## Your objective:
Your task is to retype the lines from the opening of the material through the line that includes "two samples */". Do not copy the pictures.

## Data extract:
____
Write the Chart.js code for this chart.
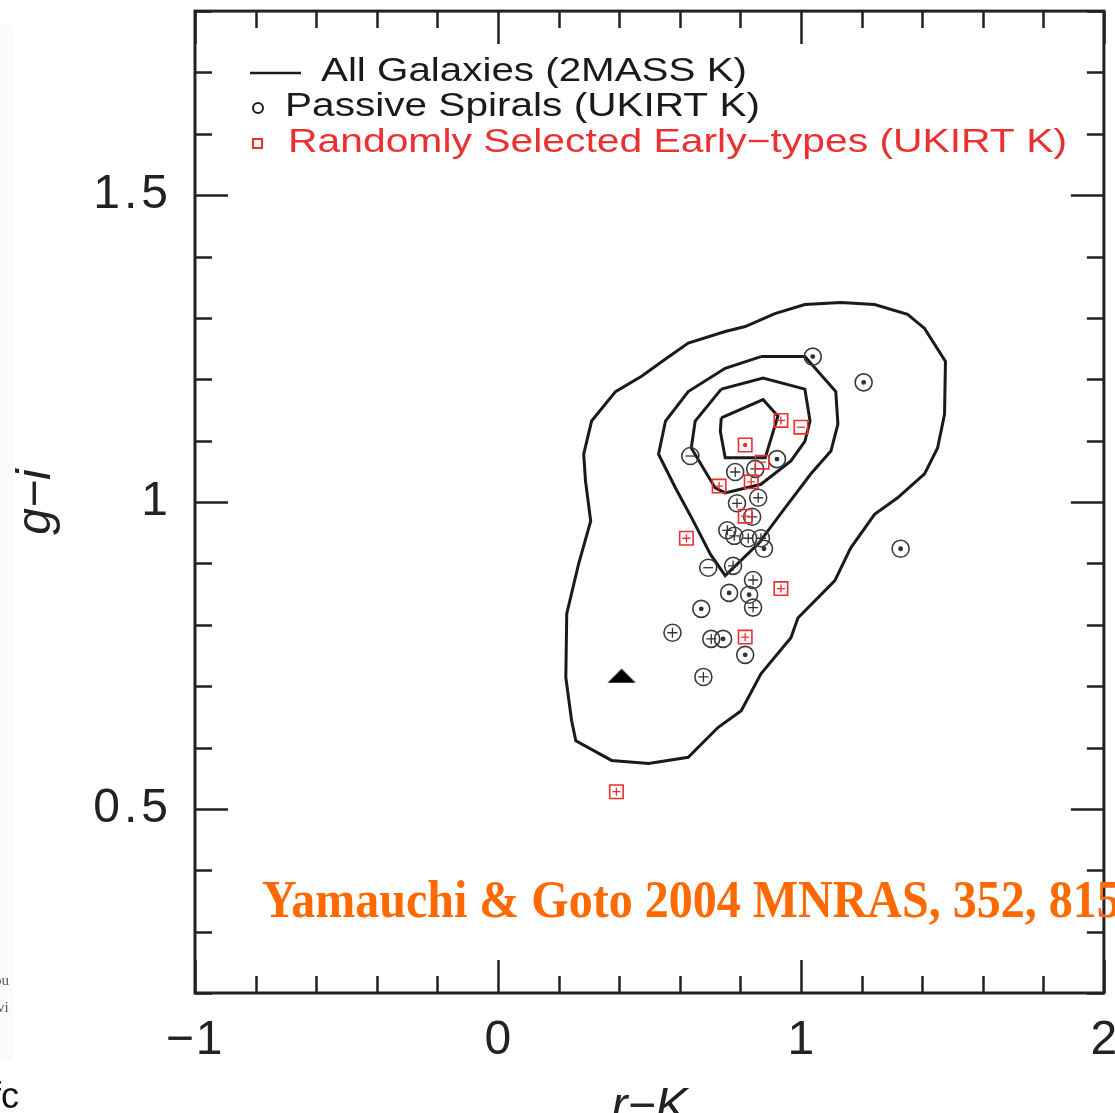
<!DOCTYPE html>
<html>
<head>
<meta charset="utf-8">
<script src="https://cdn.jsdelivr.net/npm/chart.js@4.4.1/dist/chart.umd.min.js"></script>
<style>
  html, body { margin: 0; padding: 0; background: #fff; overflow: hidden; }
  #wrap { position: relative; width: 1115px; height: 1113px; }
</style>
</head>
<body>
<div id="wrap"><canvas id="cmd" width="1115" height="1113"></canvas></div>
<script>
/* r-K vs g-i colour-colour diagram, contours + two samples */

// density contours of all galaxies (2MASS K), closed polygons [r-K, g-i]
const contourOuter = [
  [1.132,1.325],[1.243,1.322],[1.352,1.306],[1.408,1.283],[1.477,1.229],[1.474,1.143],
  [1.451,1.088],[1.408,1.046],[1.319,1.007],[1.243,0.980],[1.164,0.925],[1.112,0.872],
  [0.990,0.811],[0.967,0.779],[0.868,0.720],[0.803,0.660],[0.727,0.633],[0.628,0.584],
  [0.497,0.574],[0.375,0.579],[0.257,0.611],[0.243,0.644],[0.224,0.714],[0.227,0.818],
  [0.266,0.899],[0.306,0.969],[0.289,1.034],[0.283,1.078],[0.309,1.132],[0.388,1.180],
  [0.474,1.205],[0.553,1.233],[0.628,1.259],[0.750,1.278],[0.816,1.286],[0.914,1.307],
  [1.013,1.322],[1.132,1.325]
];
const contourSecond = [
  [0.868,1.237],[1.013,1.237],[1.115,1.180],[1.122,1.127],[1.099,1.083],[1.033,1.046],
  [0.947,0.990],[0.859,0.932],[0.750,0.880],[0.701,0.915],[0.645,0.969],[0.586,1.023],
  [0.530,1.078],[0.553,1.132],[0.628,1.180],[0.750,1.218],[0.868,1.237]
];
const contourThird = [
  [0.737,1.184],[0.875,1.202],[1.013,1.184],[1.030,1.132],[1.013,1.099],[0.967,1.067],
  [0.868,1.029],[0.750,1.015],[0.717,1.023],[0.638,1.088],[0.651,1.132],[0.737,1.184]
];
const contourInner = [
  [0.737,1.137],[0.875,1.167],[0.924,1.140],[0.882,1.072],[0.750,1.072],[0.734,1.115],
  [0.737,1.137]
];

// passive spirals (UKIRT K)
const spiralRK = [1.039,1.207,0.635,0.921,0.783,0.849,0.859,0.789,0.839,0.757,0.780,0.826,0.868,0.878,
                  0.694,0.776,0.842,0.763,0.829,0.842,0.671,0.576,0.704,0.743,0.816,0.678,1.329];
const spiralGI = [1.237,1.195,1.075,1.070,1.049,1.054,1.007,0.998,0.976,0.954,0.945,0.941,0.941,0.924,
                  0.893,0.896,0.873,0.852,0.849,0.828,0.826,0.787,0.777,0.777,0.751,0.715,0.924];
const spiralMark = ['d','d','m','d','p','p','p','p','p','p','p','p','p','d',
                    'm','p','p','d','d','p','d','p','p','d','d','p','d'];

// randomly selected early-types (UKIRT K)
const earlyRK = [0.934,1.000,0.816,0.872,0.836,0.730,0.816,0.622,0.934,0.816,0.391];
const earlyGI = [1.133,1.122,1.093,1.065,1.033,1.026,0.977,0.941,0.859,0.780,0.528];
const earlyMark = ['p','m','d','m','p','p','p','p','p','p','p'];

// single reference object (filled triangle)
const refRK = [0.408];
const refGI = [0.717];

// axes
const xMin = -1, xMax = 2, yMin = 0.2, yMax = 1.8;
const xMajor = [-1, 0, 1, 2];
const xTickLabels = ['\u22121', '0', '1', '2'];
const yMajor = [0.5, 1, 1.5];
const yTickLabels = ['0.5', '1', '1.5'];
const xTitle = 'r\u2212K';
const yTitle = 'g\u2212i';

const legendLabels = ['All Galaxies (2MASS K)', 'Passive Spirals (UKIRT K)', 'Randomly Selected Early\u2212types (UKIRT K)'];
const creditText = 'Yamauchi & Goto 2004 MNRAS, 352, 815';

const INK = '#1a1a1a';
const RED = 'rgb(236,48,48)';
const ORANGE = '#ff6a00';
const SANS = '"Liberation Sans", Arial, sans-serif';
const SERIF = '"Liberation Serif", "Times New Roman", serif';

const pts = (xs, ys) => xs.map((x, i) => ({ x, y: ys[i] }));
const poly = arr => arr.map(p => ({ x: p[0], y: p[1] }));
const markStyle = m => m === 'p' ? 'cross' : (m === 'm' ? 'line' : 'circle');

// flat filled triangle marker
const triMarker = document.createElement('canvas');
triMarker.width = 30; triMarker.height = 16;
(function () {
  const c = triMarker.getContext('2d');
  c.fillStyle = '#000';
  c.beginPath();
  c.moveTo(15, 1); c.lineTo(29, 15); c.lineTo(1, 15); c.closePath();
  c.fill();
})();

function contourSet(arr) {
  return {
    data: poly(arr),
    showLine: true,
    borderColor: INK,
    borderWidth: 3,
    pointRadius: 0,
    fill: false,
    tension: 0,
    order: 10,
  };
}

// text stretched horizontally so it spans the given width (wide plotter lettering)
function wideText(ctx, text, x, y, width) {
  const w0 = ctx.measureText(text).width;
  ctx.save();
  ctx.translate(x, y);
  ctx.scale(width / w0, 1);
  ctx.fillText(text, 0, 0);
  ctx.restore();
}

const framePlugin = {
  id: 'frame',
  beforeDraw(chart) {
    const ctx = chart.ctx;
    ctx.save();
    ctx.fillStyle = '#fff';
    ctx.fillRect(0, 0, chart.width, chart.height);
    // faint page edge on the far left
    ctx.fillStyle = '#fafafa';
    ctx.fillRect(0, 25, 13, 1035);
    ctx.fillStyle = '#555';
    ctx.font = '15px ' + SERIF;
    ctx.fillText('ou', -6, 985);
    ctx.fillText('vi', -3, 1012);
    ctx.fillStyle = '#111';
    ctx.font = '36px ' + SANS;
    ctx.fillText('fc', -9, 1108);
    ctx.restore();
  },
  afterDatasetsDraw(chart) {
    const { ctx, chartArea: a, scales: { x, y } } = chart;
    ctx.save();
    ctx.strokeStyle = '#222';
    ctx.lineCap = 'butt';

    // ticks, all four sides, pointing inwards
    ctx.lineWidth = 2.5;
    ctx.beginPath();
    for (let i = 0; i <= 15; i++) {
      const v = xMin + i * 0.2;
      const px = Math.round(x.getPixelForValue(v)) + 0.5;
      const len = i % 5 === 0 ? 33 : 17;
      ctx.moveTo(px, a.bottom); ctx.lineTo(px, a.bottom - len);
      ctx.moveTo(px, a.top); ctx.lineTo(px, a.top + len);
    }
    for (let i = 0; i <= 16; i++) {
      const v = yMin + i * 0.1;
      const py = Math.round(y.getPixelForValue(v)) + 0.5;
      const len = (i + 2) % 5 === 0 ? 33 : 17;
      ctx.moveTo(a.left, py); ctx.lineTo(a.left + len, py);
      ctx.moveTo(a.right, py); ctx.lineTo(a.right - len, py);
    }
    ctx.stroke();

    ctx.lineWidth = 3;
    ctx.strokeRect(a.left, a.top, a.right - a.left, a.bottom - a.top);

    // tick labels
    ctx.fillStyle = '#222';
    ctx.font = '48px ' + SANS;
    ctx.textBaseline = 'middle';
    ctx.textAlign = 'center';
    xMajor.forEach((v, i) => {
      ctx.letterSpacing = i === 0 ? '2px' : '0px';
      ctx.fillText(xTickLabels[i], x.getPixelForValue(v), a.bottom + 48);
    });
    ctx.textAlign = 'right';
    ctx.letterSpacing = '4px';
    yMajor.forEach((v, i) => {
      ctx.fillText(yTickLabels[i], a.left - 23, y.getPixelForValue(v));
    });
    ctx.letterSpacing = '0px';

    // axis titles
    ctx.font = 'italic 48px ' + SANS;
    ctx.textAlign = 'center';
    ctx.textBaseline = 'alphabetic';
    ctx.fillText(xTitle, (a.left + a.right) / 2, a.bottom + 128);
    ctx.save();
    ctx.translate(50, (a.top + a.bottom) / 2);
    ctx.rotate(-Math.PI / 2);
    ctx.fillText(yTitle, 0, 0);
    ctx.restore();

    // key
    ctx.textAlign = 'left';
    ctx.textBaseline = 'middle';
    ctx.font = '33px ' + SANS;
    ctx.lineWidth = 2.5;
    ctx.strokeStyle = INK;
    ctx.beginPath(); ctx.moveTo(250, 73); ctx.lineTo(301, 73); ctx.stroke();
    ctx.fillStyle = INK;
    wideText(ctx, legendLabels[0], 321, 72, 426);
    ctx.lineWidth = 2;
    ctx.beginPath(); ctx.arc(258, 108, 5, 0, Math.PI * 2); ctx.stroke();
    wideText(ctx, legendLabels[1], 285, 107, 475);
    ctx.strokeStyle = RED;
    ctx.strokeRect(253, 139, 9, 9);
    ctx.fillStyle = RED;
    wideText(ctx, legendLabels[2], 288, 143, 779);

    // credit line
    ctx.fillStyle = ORANGE;
    ctx.font = 'bold 48px ' + SERIF;
    ctx.textBaseline = 'alphabetic';
    ctx.save();
    ctx.translate(262, 917);
    ctx.scale(1, 1.12);
    ctx.fillText(creditText, 0, 0);
    ctx.restore();

    ctx.restore();
  },
};

new Chart(document.getElementById('cmd'), {
  type: 'scatter',
  data: {
    datasets: [
      {
        data: pts(refRK, refGI),
        pointStyle: triMarker,
        pointRadius: 10,
        order: 0,
      },
      {
        data: pts(earlyRK, earlyGI),
        pointStyle: earlyMark.map(markStyle),
        pointRadius: earlyMark.map(m => m === 'd' ? 1.6 : 4),
        borderColor: RED,
        backgroundColor: RED,
        borderWidth: 1.3,
        order: 1,
      },
      {
        data: pts(earlyRK, earlyGI),
        pointStyle: 'rect',
        pointRadius: 9.5,
        borderColor: RED,
        backgroundColor: 'rgba(255,255,255,0)',
        borderWidth: 1.6,
        order: 2,
      },
      {
        data: pts(spiralRK, spiralGI),
        pointStyle: spiralMark.map(markStyle),
        pointRadius: spiralMark.map(m => m === 'd' ? 1.8 : 5),
        borderColor: '#333',
        backgroundColor: '#333',
        borderWidth: 1.3,
        order: 3,
      },
      {
        data: pts(spiralRK, spiralGI),
        pointStyle: 'circle',
        pointRadius: 8.5,
        borderColor: '#3a3a3a',
        backgroundColor: 'rgba(255,255,255,0)',
        borderWidth: 1.6,
        order: 4,
      },
      contourSet(contourOuter),
      contourSet(contourSecond),
      contourSet(contourThird),
      contourSet(contourInner),
    ],
  },
  options: {
    responsive: false,
    animation: false,
    events: [],
    layout: { padding: { left: 195, right: 8, top: 11, bottom: 120 } },
    plugins: {
      legend: { display: false },
      tooltip: { enabled: false },
    },
    scales: {
      x: { type: 'linear', min: xMin, max: xMax, display: false },
      y: { type: 'linear', min: yMin, max: yMax, display: false },
    },
  },
  plugins: [framePlugin],
});
</script>
</body>
</html>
____
## The output:
Write the Chart.js code for this chart.
<!DOCTYPE html>
<html>
<head>
<meta charset="utf-8">
<script src="https://cdn.jsdelivr.net/npm/chart.js@4.4.1/dist/chart.umd.min.js"></script>
<style>
  html, body { margin: 0; padding: 0; background: #fff; overflow: hidden; }
  #wrap { position: relative; width: 1115px; height: 1113px; }
</style>
</head>
<body>
<div id="wrap"><canvas id="cmd" width="1115" height="1113"></canvas></div>
<script>
/* r-K vs g-i colour-colour diagram, contours + two samples */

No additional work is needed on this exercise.